** The task **
Go through the lines below and copy each one that holds the string "with".

** Recorded data **
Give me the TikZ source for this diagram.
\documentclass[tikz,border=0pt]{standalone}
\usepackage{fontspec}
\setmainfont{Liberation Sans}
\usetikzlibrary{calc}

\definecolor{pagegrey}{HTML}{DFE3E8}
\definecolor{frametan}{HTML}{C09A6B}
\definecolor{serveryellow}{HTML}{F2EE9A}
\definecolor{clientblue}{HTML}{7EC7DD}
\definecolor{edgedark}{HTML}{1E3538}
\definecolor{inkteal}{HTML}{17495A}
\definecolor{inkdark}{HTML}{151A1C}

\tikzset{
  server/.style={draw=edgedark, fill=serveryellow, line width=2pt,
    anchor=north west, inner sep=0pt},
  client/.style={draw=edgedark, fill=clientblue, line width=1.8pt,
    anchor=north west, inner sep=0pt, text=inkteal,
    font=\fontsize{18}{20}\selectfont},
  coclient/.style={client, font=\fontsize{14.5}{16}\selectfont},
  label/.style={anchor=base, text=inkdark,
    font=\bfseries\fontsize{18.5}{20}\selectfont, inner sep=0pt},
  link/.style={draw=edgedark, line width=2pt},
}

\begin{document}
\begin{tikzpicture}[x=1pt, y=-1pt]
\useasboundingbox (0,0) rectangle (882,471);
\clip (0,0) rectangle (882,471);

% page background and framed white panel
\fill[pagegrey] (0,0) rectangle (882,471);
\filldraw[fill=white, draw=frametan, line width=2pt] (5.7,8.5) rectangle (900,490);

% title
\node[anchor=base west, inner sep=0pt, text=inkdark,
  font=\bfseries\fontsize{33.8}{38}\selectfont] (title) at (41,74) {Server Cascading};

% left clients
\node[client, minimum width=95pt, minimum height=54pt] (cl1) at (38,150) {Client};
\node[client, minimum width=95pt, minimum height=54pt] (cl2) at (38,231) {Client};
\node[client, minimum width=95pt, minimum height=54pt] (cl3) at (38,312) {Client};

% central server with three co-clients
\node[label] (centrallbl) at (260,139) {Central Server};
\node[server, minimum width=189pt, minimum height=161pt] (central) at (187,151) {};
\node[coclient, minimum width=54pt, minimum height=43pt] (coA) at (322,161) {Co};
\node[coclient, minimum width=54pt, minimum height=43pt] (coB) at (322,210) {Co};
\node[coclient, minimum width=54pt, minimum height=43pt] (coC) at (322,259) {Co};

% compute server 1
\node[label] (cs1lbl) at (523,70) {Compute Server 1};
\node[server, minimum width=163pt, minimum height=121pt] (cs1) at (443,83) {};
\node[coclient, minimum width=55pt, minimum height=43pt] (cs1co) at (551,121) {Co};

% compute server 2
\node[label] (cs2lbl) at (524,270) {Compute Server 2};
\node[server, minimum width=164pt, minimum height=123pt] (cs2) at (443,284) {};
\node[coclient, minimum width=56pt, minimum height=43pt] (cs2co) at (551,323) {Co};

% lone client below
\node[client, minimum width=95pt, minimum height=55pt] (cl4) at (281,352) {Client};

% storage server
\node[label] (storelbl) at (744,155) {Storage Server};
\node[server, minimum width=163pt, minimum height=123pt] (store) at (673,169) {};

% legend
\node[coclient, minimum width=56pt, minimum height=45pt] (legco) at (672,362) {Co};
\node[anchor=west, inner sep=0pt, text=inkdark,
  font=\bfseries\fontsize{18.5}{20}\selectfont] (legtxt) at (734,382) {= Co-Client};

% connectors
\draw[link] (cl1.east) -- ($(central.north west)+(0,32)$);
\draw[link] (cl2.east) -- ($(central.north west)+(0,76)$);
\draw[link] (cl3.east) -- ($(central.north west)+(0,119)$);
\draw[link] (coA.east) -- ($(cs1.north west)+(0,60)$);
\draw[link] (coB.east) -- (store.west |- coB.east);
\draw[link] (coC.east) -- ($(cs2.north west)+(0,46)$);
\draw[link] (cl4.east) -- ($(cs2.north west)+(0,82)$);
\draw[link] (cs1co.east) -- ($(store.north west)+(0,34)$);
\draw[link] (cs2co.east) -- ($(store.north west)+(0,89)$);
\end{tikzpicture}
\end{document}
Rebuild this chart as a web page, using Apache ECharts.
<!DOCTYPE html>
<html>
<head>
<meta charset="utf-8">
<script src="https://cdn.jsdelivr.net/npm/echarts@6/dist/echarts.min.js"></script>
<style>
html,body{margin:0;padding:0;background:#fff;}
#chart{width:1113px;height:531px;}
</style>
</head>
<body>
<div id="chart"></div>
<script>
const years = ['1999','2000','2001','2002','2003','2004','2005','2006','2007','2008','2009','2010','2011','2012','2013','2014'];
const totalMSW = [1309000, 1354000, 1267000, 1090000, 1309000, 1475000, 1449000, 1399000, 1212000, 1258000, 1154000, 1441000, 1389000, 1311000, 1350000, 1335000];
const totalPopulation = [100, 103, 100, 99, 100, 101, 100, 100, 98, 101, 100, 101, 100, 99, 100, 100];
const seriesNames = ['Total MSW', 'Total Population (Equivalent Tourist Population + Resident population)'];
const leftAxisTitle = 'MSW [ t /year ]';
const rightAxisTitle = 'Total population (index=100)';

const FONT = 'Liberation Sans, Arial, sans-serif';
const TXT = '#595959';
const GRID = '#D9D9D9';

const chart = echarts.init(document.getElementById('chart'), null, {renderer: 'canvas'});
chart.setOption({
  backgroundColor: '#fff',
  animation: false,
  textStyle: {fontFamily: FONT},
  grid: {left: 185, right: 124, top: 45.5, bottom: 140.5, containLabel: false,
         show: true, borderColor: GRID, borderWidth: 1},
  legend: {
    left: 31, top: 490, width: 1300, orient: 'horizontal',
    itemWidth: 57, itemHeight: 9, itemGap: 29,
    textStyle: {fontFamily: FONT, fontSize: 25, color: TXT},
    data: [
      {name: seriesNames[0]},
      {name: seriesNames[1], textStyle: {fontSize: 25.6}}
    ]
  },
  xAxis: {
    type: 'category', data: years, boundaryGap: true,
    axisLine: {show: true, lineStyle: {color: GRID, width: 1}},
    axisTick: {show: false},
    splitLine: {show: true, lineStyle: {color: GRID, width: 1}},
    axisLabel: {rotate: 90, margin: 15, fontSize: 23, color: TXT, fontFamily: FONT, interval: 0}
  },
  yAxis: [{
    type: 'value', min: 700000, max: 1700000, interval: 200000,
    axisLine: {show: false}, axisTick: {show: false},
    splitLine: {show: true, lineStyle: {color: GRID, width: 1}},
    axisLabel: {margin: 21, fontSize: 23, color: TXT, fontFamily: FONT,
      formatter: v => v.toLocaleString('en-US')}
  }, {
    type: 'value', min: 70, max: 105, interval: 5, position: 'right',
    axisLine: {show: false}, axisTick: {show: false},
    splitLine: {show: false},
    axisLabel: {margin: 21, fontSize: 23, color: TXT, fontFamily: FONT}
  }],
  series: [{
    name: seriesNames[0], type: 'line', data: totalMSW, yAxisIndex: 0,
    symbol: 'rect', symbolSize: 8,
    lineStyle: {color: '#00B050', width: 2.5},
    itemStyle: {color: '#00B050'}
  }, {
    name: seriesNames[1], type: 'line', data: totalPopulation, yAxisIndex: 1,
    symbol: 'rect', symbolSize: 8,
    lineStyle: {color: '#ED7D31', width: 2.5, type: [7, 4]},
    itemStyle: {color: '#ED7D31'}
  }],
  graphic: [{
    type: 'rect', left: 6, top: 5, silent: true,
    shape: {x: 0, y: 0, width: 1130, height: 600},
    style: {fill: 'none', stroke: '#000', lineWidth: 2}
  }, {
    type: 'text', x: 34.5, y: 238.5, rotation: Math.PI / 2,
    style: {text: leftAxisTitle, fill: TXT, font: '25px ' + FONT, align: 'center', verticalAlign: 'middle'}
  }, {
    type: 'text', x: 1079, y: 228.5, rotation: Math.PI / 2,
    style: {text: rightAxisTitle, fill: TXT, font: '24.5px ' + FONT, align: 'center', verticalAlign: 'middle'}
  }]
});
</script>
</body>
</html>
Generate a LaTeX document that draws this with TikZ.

** Expected answer **
% central server with three co-clients
Generate a LaTeX document that draws this with TikZ.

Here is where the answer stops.